Organismos internacionales —la ONU, la CIDH, Amnistía Internacional— condenaron su asesinato y exigieron la creación de una fiscalía especial para crímenes contra madres buscadoras y periodistas.
Los documentos filtrados por Brenda revelaron una red de tráfico de órganos y corrupción en la policía y el sistema de salud de Mazatlán.
Varios funcionarios fueron arrestados, decenas de agentes suspendidos. Pero para muchos, la justicia llegó demasiado tarde.
Hoy, cada 11 de diciembre, Durango enciende velas en su memoria. En universidades y redacciones, su historia se estudia como ejemplo de valor y resistencia. En el Muro de la Prensa en Culiacán, está grabada su frase más recordada:
“Si debo elegir entre el silencio y la muerte, prefiero morir gritando. Porque los gritos no mueren, se propagan.”
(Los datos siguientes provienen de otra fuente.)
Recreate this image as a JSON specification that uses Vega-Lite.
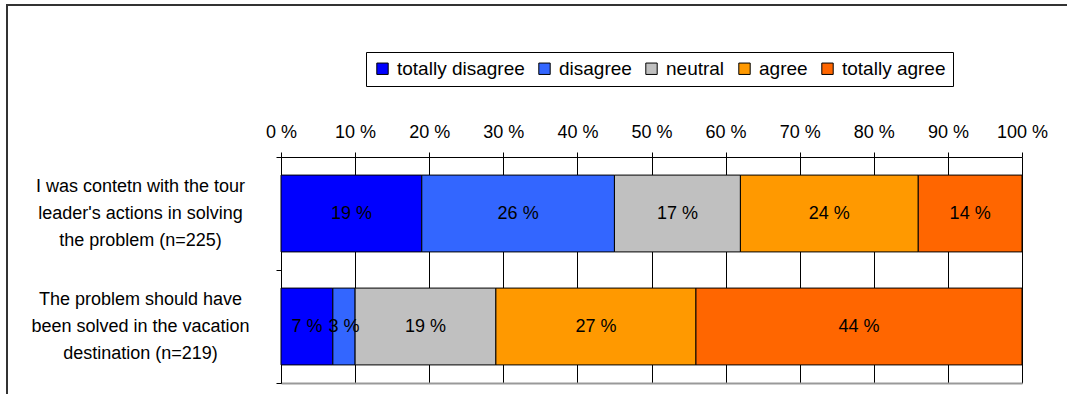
{
  "$schema": "https://vega.github.io/schema/vega-lite/v6.json",
  "width": 1062,
  "height": 391,
  "autosize": {"type": "none"},
  "padding": {"left": 7, "top": 5, "right": -2, "bottom": -2},
  "background": "white",
  "config": {
    "view": {"stroke": "#333333", "strokeWidth": 2},
    "font": "Liberation Sans"
  },
  "data": {
    "values": [
      {"question": "I was contetn with the tour|leader's actions in solving|the problem (n=225)", "answer": "totally disagree", "rank": 1, "value": 19},
      {"question": "I was contetn with the tour|leader's actions in solving|the problem (n=225)", "answer": "disagree", "rank": 2, "value": 26},
      {"question": "I was contetn with the tour|leader's actions in solving|the problem (n=225)", "answer": "neutral", "rank": 3, "value": 17},
      {"question": "I was contetn with the tour|leader's actions in solving|the problem (n=225)", "answer": "agree", "rank": 4, "value": 24},
      {"question": "I was contetn with the tour|leader's actions in solving|the problem (n=225)", "answer": "totally agree", "rank": 5, "value": 14},
      {"question": "The problem should have|been solved in the vacation|destination (n=219)", "answer": "totally disagree", "rank": 1, "value": 7},
      {"question": "The problem should have|been solved in the vacation|destination (n=219)", "answer": "disagree", "rank": 2, "value": 3},
      {"question": "The problem should have|been solved in the vacation|destination (n=219)", "answer": "neutral", "rank": 3, "value": 19},
      {"question": "The problem should have|been solved in the vacation|destination (n=219)", "answer": "agree", "rank": 4, "value": 27},
      {"question": "The problem should have|been solved in the vacation|destination (n=219)", "answer": "totally agree", "rank": 5, "value": 44}
    ]
  },
  "encoding": {
    "y": {
      "field": "question",
      "type": "nominal",
      "sort": null,
      "scale": {"range": [152, 378], "paddingInner": 0, "paddingOuter": 0},
      "axis": {
        "title": null,
        "orient": "left",
        "offset": -274,
        "domainColor": "black",
        "domainWidth": 1,
        "tickColor": "black",
        "tickSize": 5,
        "tickBand": "extent",
        "grid": false,
        "labelExpr": "isValid(datum.value) ? split(datum.value, '|') : ''",
        "labelAlign": "center",
        "labelBaseline": "middle",
        "labelPadding": 136,
        "labelOffset": -27,
        "labelLimit": 0,
        "labelLineHeight": 27,
        "labelFontSize": 18,
        "labelColor": "black"
      }
    },
    "order": {"field": "rank", "type": "quantitative"}
  },
  "layer": [
    {
      "mark": {"type": "bar", "height": {"band": 0.68}, "stroke": "black", "strokeWidth": 1},
      "encoding": {
        "x": {
          "field": "value",
          "type": "quantitative",
          "stack": "zero",
          "scale": {"domain": [0, 100], "range": [274, 1015], "nice": false},
          "axis": {
            "title": null,
            "orient": "top",
            "offset": -152,
            "values": [0, 10, 20, 30, 40, 50, 60, 70, 80, 90, 100],
            "labelExpr": "datum.value + ' %'",
            "labelFontSize": 18,
            "labelColor": "black",
            "labelPadding": 11,
            "labelFlush": false,
            "labelOverlap": false,
            "domainColor": "black",
            "domainWidth": 1,
            "tickColor": "black",
            "tickSize": 5,
            "grid": true,
            "gridColor": "black",
            "gridWidth": 1,
            "gridOpacity": 1
          }
        },
        "color": {
          "field": "answer",
          "type": "nominal",
          "scale": {
            "domain": ["totally disagree", "disagree", "neutral", "agree", "totally agree"],
            "range": ["#0000FF", "#3366FF", "#C0C0C0", "#FF9900", "#FF6600"]
          },
          "legend": {
            "title": null,
            "orient": "none",
            "legendX": 359,
            "legendY": 47,
            "direction": "horizontal",
            "strokeColor": "black",
            "fillColor": "white",
            "padding": 7,
            "symbolType": "square",
            "symbolSize": 130,
            "symbolStrokeColor": "black",
            "symbolStrokeWidth": 1,
            "symbolOpacity": 1,
            "labelFontSize": 19,
            "labelColor": "black",
            "labelOffset": 5,
            "columnPadding": 10
          }
        }
      }
    },
    {
      "mark": {"type": "text", "fontSize": 18, "color": "black"},
      "encoding": {
        "x": {
          "field": "value",
          "type": "quantitative",
          "stack": "zero",
          "bandPosition": 0.5,
          "axis": {
            "title": null,
            "orient": "bottom",
            "offset": -13,
            "labels": false,
            "ticks": false,
            "grid": false,
            "domainColor": "#999999",
            "domainWidth": 2
          }
        },
        "text": {"value": {"expr": "datum.value + ' %'"}}
      }
    }
  ],
  "resolve": {"axis": {"x": "independent"}}
}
Brenda Valenzuela no fue solo una madre que buscaba a su hijo. Fue el reflejo de un país donde las mujeres enfrentan la violencia del Estado y del crimen organizado con nada más que su voz y su fe. Y en Mazatlán, entre bares aún abiertos y olas que rompen en la orilla, todavía resuena su advertencia:
“El infierno no está bajo tierra, está donde la justicia se arrodilla ante el poder.”